WHAT IS REQUIRED » Everything from the first line of the data through the line with "i) => +(i * 0.1).toFixed(1))" is to be echoed exactly, minus the pictures.

COLLECTED DATA »

○ ○ ○ ○ ○ ○ ○

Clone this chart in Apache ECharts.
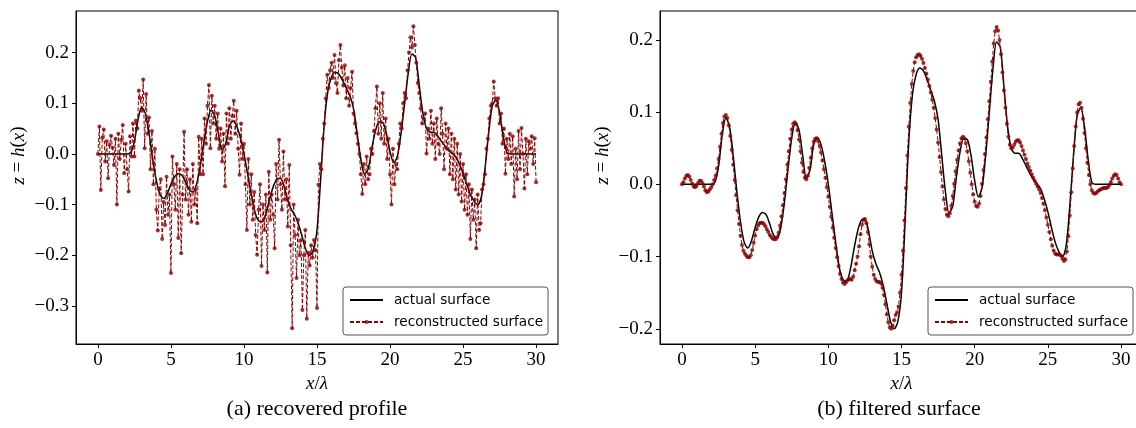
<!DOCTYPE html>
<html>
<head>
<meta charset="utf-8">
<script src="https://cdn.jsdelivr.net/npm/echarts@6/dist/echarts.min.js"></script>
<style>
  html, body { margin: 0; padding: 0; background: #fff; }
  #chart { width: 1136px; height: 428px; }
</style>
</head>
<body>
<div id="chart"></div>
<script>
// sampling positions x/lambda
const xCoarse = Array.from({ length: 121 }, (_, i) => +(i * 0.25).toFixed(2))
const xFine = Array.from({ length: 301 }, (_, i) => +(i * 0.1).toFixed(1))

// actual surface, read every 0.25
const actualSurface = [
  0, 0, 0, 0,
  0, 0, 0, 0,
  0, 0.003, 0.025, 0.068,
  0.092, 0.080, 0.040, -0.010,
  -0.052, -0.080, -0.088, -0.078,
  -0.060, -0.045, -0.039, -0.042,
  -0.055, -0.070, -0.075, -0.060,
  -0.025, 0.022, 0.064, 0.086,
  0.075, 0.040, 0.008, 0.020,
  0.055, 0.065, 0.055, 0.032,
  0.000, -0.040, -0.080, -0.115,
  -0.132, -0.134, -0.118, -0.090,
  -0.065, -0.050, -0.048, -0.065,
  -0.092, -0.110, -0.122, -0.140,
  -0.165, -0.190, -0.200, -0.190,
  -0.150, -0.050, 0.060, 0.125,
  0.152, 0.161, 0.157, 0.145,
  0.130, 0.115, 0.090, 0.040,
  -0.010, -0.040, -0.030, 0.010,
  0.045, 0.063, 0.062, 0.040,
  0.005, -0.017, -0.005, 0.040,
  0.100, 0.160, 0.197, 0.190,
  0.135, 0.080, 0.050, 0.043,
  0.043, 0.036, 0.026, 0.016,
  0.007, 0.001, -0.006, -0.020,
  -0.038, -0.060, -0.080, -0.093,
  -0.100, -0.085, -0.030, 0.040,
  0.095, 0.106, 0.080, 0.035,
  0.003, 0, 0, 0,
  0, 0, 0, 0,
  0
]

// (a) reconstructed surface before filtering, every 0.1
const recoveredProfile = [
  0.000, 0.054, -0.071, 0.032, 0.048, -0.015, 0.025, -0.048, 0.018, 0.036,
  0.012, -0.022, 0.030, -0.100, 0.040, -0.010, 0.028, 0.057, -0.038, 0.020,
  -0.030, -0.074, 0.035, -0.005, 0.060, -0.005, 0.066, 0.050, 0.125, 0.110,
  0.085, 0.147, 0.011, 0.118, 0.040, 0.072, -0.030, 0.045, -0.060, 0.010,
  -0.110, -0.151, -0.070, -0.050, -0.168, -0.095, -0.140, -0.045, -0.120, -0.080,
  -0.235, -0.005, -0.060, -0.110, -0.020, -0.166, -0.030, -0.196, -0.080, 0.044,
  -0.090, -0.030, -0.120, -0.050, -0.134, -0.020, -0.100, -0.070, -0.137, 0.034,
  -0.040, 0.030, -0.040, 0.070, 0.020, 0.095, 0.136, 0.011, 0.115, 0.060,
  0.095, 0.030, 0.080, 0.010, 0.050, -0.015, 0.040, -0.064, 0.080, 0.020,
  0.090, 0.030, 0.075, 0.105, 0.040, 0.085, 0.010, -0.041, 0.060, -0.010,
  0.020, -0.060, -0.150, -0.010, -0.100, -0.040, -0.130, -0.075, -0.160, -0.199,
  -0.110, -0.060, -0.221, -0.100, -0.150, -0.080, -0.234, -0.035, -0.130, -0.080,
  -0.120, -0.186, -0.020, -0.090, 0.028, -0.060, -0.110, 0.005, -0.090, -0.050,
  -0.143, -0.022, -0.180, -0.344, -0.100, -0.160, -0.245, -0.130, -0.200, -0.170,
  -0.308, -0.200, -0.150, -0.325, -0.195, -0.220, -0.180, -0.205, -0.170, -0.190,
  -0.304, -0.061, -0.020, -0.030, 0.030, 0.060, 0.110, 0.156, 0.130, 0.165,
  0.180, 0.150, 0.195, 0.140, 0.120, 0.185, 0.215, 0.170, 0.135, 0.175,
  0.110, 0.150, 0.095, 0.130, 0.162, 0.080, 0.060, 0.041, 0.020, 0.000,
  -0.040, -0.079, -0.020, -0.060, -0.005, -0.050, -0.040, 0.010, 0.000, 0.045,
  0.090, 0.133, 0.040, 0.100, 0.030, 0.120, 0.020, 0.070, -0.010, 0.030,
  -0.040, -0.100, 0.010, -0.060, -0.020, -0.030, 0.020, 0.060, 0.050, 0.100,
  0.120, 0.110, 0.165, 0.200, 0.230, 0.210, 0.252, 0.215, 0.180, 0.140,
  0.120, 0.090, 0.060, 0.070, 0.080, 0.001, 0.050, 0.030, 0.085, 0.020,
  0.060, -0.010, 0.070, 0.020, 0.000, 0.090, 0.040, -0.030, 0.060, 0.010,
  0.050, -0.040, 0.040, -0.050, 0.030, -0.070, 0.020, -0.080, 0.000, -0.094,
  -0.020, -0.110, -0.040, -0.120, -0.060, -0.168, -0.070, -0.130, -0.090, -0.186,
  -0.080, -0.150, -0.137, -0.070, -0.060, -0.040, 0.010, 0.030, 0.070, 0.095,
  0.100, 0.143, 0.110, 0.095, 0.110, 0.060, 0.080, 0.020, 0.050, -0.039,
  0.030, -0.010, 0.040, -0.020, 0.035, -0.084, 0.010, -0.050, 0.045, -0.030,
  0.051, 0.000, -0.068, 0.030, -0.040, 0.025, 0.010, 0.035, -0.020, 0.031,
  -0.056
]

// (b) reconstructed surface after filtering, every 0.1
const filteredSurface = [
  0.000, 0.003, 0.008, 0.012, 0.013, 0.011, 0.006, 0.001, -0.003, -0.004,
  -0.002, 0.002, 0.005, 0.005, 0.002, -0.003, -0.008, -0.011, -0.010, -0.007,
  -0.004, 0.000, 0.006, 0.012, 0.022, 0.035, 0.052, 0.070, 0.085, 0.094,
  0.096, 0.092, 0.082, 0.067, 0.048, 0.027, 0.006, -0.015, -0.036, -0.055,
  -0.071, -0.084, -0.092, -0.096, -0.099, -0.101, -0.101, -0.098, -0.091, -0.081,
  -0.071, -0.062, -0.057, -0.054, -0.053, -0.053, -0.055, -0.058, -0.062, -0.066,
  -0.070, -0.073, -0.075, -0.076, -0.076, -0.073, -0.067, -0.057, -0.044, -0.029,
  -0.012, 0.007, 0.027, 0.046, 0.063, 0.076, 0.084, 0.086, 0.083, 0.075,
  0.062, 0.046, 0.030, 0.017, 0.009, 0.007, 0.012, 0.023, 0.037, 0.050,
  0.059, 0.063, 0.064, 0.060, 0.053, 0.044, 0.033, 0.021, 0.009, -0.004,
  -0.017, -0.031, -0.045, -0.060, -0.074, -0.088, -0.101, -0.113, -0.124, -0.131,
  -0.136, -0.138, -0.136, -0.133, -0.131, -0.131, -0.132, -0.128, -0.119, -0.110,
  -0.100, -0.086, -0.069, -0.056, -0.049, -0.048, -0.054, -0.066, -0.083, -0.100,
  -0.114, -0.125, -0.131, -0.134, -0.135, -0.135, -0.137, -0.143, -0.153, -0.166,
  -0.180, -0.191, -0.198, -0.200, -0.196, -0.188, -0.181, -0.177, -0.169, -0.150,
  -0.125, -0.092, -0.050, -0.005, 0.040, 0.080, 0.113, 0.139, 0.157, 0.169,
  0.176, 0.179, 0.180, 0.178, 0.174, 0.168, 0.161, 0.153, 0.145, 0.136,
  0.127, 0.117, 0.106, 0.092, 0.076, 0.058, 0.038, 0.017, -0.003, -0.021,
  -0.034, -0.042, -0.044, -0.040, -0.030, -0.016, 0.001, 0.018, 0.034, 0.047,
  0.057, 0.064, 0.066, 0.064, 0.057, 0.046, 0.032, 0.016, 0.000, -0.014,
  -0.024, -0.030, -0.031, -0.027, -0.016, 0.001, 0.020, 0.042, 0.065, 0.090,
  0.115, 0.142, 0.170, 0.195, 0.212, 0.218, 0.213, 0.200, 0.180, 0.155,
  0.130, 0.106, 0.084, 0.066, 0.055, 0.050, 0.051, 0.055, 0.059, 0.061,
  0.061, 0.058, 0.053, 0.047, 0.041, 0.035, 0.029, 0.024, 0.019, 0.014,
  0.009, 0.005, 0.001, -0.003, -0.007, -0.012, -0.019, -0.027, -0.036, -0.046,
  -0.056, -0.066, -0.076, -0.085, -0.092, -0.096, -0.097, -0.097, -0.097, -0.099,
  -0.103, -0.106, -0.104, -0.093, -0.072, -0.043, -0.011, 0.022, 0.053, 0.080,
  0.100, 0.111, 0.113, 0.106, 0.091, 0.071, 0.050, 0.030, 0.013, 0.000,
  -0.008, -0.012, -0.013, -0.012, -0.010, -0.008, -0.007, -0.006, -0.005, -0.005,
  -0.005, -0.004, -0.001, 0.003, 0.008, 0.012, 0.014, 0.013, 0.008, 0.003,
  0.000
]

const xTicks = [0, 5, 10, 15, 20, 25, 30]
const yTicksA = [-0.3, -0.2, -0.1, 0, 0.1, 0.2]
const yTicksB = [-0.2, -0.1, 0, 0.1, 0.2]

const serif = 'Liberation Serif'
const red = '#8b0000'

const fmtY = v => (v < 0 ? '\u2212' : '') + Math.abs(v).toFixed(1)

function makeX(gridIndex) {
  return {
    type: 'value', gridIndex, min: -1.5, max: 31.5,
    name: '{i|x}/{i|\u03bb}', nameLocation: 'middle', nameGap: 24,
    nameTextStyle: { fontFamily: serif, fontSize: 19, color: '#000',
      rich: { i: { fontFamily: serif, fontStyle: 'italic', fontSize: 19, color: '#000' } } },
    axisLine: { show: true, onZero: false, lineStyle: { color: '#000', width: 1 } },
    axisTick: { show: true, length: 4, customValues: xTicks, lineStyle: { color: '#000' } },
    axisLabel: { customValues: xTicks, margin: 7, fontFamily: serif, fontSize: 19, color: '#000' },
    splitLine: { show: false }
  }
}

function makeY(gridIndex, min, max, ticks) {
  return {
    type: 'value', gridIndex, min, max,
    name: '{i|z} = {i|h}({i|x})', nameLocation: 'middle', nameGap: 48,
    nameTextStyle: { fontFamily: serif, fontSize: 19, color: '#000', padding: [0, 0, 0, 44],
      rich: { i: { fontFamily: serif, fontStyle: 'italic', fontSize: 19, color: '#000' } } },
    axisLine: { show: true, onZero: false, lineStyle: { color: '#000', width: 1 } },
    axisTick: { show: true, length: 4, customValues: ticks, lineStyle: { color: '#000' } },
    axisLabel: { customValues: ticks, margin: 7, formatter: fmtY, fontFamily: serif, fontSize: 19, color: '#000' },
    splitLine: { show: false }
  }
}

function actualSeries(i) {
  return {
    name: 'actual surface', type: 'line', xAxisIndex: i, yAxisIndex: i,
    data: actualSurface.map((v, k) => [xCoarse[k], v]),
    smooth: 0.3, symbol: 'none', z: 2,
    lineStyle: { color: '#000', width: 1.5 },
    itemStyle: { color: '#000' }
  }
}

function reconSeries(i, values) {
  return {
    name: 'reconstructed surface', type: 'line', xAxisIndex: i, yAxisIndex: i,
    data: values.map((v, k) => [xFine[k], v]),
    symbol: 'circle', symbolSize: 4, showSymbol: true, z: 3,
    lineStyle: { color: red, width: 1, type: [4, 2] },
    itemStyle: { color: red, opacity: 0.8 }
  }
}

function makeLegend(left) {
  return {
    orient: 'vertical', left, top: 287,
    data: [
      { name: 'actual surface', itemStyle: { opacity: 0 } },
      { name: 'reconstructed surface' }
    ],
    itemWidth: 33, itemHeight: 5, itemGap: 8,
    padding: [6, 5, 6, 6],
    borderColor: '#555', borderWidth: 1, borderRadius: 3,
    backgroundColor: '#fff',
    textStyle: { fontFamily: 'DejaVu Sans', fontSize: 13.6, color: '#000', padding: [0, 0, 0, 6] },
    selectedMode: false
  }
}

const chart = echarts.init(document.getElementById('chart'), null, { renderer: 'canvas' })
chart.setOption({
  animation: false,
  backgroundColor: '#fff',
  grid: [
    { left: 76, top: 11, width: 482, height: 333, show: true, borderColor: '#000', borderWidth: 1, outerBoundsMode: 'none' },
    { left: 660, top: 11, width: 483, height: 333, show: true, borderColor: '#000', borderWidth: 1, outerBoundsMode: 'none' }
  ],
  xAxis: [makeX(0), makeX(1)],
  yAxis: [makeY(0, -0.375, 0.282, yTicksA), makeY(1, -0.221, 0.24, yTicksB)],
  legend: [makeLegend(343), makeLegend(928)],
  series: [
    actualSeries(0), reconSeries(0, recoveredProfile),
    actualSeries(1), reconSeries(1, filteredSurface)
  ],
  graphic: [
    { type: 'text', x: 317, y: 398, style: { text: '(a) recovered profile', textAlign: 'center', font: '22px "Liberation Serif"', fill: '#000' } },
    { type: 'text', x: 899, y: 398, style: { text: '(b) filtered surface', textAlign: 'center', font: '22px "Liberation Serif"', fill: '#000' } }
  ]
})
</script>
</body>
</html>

○ ○ ○ ○ ○ ○ ○

EXPECTED ANSWER »
Clone this chart in Apache ECharts.
<!DOCTYPE html>
<html>
<head>
<meta charset="utf-8">
<script src="https://cdn.jsdelivr.net/npm/echarts@6/dist/echarts.min.js"></script>
<style>
  html, body { margin: 0; padding: 0; background: #fff; }
  #chart { width: 1136px; height: 428px; }
</style>
</head>
<body>
<div id="chart"></div>
<script>
// sampling positions x/lambda
const xCoarse = Array.from({ length: 121 }, (_, i) => +(i * 0.25).toFixed(2))
const xFine = Array.from({ length: 301 }, (_, i) => +(i * 0.1).toFixed(1))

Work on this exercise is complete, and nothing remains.